- _What is expected_: Extract only the first line of the listing and every line after it up to and including the one with "const TIME_LABELS = ['0". Omit the pictures.

- _Given information_:
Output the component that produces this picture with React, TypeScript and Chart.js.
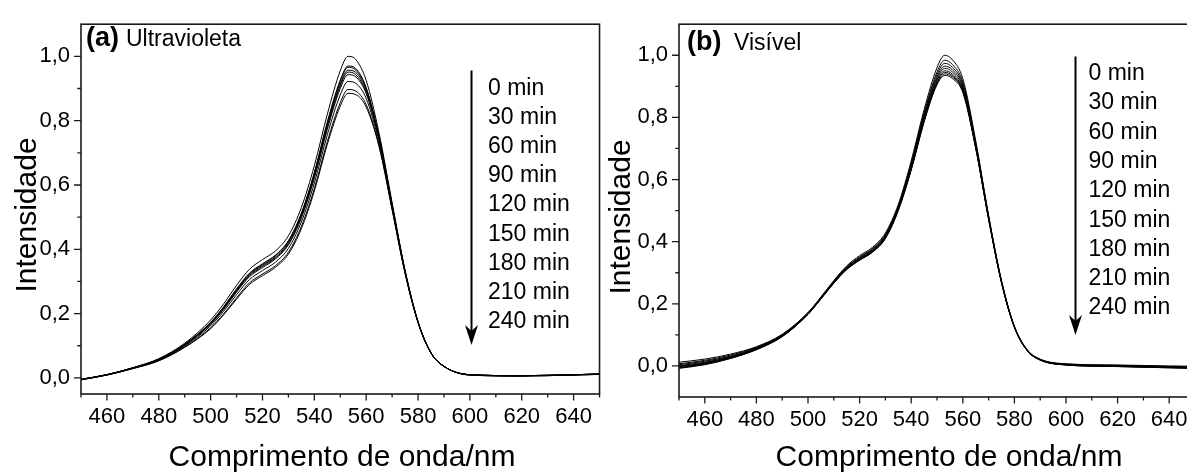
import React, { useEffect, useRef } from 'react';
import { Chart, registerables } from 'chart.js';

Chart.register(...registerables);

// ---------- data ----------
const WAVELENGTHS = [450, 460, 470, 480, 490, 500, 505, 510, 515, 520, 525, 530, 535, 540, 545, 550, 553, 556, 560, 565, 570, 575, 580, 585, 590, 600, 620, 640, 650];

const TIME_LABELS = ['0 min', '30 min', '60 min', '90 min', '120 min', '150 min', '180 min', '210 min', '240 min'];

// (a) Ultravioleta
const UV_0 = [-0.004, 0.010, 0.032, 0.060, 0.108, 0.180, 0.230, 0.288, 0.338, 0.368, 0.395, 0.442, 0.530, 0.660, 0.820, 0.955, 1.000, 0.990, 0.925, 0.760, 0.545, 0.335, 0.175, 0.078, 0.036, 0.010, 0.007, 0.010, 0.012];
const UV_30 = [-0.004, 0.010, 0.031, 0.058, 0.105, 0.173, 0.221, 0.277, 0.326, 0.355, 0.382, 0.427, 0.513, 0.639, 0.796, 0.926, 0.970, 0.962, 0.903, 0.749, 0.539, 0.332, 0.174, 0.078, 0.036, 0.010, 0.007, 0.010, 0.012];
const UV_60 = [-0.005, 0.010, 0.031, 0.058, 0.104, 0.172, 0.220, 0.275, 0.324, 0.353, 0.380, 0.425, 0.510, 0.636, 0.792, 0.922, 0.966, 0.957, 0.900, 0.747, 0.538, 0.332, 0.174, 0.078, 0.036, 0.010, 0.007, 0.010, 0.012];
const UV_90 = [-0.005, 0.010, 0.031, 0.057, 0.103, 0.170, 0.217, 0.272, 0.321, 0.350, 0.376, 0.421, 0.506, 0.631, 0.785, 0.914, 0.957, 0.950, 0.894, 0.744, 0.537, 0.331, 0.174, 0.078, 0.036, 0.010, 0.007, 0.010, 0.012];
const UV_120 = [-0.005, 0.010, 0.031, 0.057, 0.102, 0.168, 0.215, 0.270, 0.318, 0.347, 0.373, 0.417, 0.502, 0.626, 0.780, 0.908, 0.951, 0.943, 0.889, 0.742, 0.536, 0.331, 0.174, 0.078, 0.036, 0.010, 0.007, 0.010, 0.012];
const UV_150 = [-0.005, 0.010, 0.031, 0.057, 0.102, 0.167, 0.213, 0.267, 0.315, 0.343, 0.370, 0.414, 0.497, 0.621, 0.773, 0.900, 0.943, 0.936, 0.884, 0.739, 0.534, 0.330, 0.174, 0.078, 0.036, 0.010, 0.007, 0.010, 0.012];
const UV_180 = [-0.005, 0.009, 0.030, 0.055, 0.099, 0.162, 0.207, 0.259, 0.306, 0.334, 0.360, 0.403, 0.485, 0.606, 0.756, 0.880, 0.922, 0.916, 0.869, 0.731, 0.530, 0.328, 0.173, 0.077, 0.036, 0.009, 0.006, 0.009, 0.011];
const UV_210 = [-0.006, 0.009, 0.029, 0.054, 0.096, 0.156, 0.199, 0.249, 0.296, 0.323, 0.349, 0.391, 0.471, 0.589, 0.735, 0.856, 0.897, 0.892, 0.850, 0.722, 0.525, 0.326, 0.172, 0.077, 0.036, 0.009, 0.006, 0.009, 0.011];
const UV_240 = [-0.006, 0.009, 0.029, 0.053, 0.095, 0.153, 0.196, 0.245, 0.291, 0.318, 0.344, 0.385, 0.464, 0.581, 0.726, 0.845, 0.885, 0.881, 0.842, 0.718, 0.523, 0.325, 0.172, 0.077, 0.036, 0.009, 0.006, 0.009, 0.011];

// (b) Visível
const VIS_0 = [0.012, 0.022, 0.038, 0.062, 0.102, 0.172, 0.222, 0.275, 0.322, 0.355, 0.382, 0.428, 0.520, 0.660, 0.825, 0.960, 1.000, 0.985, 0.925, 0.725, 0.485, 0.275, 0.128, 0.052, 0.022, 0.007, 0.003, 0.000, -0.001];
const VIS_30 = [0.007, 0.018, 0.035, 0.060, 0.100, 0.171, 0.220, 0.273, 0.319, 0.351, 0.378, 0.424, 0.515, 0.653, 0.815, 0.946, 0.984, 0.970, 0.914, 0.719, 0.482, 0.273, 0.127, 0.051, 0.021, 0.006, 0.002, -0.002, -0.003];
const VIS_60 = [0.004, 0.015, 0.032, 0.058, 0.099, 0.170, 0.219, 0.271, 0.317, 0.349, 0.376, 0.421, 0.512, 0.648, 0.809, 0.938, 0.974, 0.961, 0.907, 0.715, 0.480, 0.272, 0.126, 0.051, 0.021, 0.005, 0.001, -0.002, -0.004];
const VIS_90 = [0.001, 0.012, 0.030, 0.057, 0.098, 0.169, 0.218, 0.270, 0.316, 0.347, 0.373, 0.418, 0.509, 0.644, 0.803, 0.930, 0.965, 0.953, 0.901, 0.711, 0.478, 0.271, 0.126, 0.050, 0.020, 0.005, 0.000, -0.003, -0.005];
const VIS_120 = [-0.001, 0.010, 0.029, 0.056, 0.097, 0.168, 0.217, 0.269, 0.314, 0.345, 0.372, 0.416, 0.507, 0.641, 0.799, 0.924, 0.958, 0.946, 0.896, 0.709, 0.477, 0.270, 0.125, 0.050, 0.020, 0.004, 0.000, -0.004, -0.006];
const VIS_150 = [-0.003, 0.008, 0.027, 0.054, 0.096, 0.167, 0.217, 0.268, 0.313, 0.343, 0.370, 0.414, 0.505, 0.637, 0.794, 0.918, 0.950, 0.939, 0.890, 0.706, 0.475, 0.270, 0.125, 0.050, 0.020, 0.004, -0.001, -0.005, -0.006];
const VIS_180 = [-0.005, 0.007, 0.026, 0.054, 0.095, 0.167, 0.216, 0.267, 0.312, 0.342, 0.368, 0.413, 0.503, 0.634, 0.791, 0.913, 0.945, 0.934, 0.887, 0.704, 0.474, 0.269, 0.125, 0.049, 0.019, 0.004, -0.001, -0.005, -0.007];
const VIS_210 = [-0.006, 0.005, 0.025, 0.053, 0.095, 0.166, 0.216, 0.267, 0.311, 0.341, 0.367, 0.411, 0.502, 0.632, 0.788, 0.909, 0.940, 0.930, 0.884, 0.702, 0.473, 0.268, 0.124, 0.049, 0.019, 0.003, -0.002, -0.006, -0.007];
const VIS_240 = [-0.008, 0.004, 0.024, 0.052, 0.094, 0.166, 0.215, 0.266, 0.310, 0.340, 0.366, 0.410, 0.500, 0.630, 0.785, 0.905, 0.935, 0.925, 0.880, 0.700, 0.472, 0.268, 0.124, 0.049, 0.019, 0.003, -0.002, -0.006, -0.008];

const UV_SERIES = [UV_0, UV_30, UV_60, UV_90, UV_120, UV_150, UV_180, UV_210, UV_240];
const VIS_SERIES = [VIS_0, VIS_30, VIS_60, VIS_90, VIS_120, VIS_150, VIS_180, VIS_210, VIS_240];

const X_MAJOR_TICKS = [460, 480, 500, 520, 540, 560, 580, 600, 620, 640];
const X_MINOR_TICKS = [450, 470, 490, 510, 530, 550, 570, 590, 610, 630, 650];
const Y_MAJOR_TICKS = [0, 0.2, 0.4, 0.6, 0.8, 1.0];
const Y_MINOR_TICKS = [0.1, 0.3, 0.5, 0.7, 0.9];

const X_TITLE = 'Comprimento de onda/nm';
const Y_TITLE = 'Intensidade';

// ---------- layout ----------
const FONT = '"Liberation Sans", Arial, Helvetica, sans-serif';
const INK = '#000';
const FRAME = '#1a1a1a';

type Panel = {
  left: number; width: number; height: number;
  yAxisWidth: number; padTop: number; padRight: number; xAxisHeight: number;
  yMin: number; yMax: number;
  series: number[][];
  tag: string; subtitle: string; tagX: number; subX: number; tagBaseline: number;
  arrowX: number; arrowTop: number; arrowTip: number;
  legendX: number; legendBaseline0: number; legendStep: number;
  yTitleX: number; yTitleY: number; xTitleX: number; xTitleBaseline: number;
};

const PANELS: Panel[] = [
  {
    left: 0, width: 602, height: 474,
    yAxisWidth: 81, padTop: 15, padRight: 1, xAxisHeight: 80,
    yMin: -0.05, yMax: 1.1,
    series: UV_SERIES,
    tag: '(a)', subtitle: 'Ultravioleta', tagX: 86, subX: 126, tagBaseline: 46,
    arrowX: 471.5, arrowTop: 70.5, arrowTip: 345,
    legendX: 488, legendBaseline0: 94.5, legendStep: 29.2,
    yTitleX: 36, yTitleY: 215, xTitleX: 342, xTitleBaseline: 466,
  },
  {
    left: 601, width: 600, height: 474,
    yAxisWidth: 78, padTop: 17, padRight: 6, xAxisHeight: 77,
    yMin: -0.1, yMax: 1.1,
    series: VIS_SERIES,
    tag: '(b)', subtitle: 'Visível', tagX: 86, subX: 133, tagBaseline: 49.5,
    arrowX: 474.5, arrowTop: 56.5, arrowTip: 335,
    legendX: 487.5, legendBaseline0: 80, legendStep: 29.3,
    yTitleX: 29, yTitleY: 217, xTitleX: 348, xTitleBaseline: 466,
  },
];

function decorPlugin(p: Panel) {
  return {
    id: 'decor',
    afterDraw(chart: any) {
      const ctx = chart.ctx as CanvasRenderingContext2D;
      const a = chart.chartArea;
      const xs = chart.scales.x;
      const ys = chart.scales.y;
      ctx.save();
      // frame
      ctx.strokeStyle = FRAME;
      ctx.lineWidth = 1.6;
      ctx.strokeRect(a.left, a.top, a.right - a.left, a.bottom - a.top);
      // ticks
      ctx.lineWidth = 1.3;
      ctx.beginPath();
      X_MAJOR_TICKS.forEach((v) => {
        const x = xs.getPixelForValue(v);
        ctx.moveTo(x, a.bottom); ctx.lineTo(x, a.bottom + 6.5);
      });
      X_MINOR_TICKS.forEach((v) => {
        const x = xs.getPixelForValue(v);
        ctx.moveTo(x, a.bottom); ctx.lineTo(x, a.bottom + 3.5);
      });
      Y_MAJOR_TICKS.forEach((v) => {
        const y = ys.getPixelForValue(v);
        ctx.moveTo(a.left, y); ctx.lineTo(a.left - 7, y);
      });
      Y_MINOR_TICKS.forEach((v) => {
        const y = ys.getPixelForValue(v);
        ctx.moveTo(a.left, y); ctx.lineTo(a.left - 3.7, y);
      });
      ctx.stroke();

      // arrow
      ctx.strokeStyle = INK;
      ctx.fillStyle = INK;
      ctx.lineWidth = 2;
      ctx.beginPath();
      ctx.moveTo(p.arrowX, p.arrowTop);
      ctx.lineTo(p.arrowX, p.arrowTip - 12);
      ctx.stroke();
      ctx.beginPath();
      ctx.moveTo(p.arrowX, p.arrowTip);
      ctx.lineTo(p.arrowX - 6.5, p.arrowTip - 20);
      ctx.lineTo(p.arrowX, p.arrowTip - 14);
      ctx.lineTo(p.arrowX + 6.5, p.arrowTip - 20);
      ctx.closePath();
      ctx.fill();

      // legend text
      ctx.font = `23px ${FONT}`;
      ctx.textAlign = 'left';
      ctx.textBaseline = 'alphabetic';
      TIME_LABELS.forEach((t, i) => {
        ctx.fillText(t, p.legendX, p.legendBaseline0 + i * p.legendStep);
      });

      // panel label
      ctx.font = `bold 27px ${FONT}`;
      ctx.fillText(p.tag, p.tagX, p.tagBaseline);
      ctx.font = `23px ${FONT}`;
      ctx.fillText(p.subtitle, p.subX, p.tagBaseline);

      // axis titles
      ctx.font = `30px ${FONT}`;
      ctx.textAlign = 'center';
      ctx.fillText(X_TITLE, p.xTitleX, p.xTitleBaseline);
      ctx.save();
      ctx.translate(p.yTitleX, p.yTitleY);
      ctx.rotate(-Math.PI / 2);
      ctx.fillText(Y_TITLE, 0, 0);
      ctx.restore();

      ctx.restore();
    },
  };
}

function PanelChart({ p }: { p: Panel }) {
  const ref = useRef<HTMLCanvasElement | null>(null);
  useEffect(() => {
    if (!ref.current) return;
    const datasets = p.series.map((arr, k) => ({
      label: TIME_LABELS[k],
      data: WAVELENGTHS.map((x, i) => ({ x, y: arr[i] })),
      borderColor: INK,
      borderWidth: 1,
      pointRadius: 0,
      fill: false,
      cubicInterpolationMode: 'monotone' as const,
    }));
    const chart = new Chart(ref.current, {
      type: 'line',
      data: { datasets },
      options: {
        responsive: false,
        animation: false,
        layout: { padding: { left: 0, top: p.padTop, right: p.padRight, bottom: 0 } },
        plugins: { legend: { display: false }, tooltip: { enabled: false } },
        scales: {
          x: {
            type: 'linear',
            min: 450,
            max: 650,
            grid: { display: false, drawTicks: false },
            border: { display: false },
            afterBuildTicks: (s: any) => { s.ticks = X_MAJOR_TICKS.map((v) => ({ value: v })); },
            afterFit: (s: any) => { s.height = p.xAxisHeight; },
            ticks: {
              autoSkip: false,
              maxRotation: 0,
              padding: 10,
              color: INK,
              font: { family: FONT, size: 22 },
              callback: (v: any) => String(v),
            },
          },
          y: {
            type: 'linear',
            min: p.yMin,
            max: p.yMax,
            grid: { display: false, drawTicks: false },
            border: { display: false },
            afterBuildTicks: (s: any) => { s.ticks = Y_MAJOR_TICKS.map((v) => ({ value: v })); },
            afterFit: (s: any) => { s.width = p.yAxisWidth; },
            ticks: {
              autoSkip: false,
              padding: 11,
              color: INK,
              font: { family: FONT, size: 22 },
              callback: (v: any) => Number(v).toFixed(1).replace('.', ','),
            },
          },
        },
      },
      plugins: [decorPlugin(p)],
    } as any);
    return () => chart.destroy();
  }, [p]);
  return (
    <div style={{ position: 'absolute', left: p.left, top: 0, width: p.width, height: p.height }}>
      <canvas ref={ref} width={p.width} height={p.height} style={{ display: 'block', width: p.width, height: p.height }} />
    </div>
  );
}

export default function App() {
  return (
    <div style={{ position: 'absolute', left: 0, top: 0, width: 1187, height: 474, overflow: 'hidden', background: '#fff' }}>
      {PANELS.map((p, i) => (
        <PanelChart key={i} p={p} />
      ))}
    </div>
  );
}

- _Answer to this task_:
Output the component that produces this picture with React, TypeScript and Chart.js.
import React, { useEffect, useRef } from 'react';
import { Chart, registerables } from 'chart.js';

Chart.register(...registerables);

// ---------- data ----------
const WAVELENGTHS = [450, 460, 470, 480, 490, 500, 505, 510, 515, 520, 525, 530, 535, 540, 545, 550, 553, 556, 560, 565, 570, 575, 580, 585, 590, 600, 620, 640, 650];

const TIME_LABELS = ['0 min', '30 min', '60 min', '90 min', '120 min', '150 min', '180 min', '210 min', '240 min'];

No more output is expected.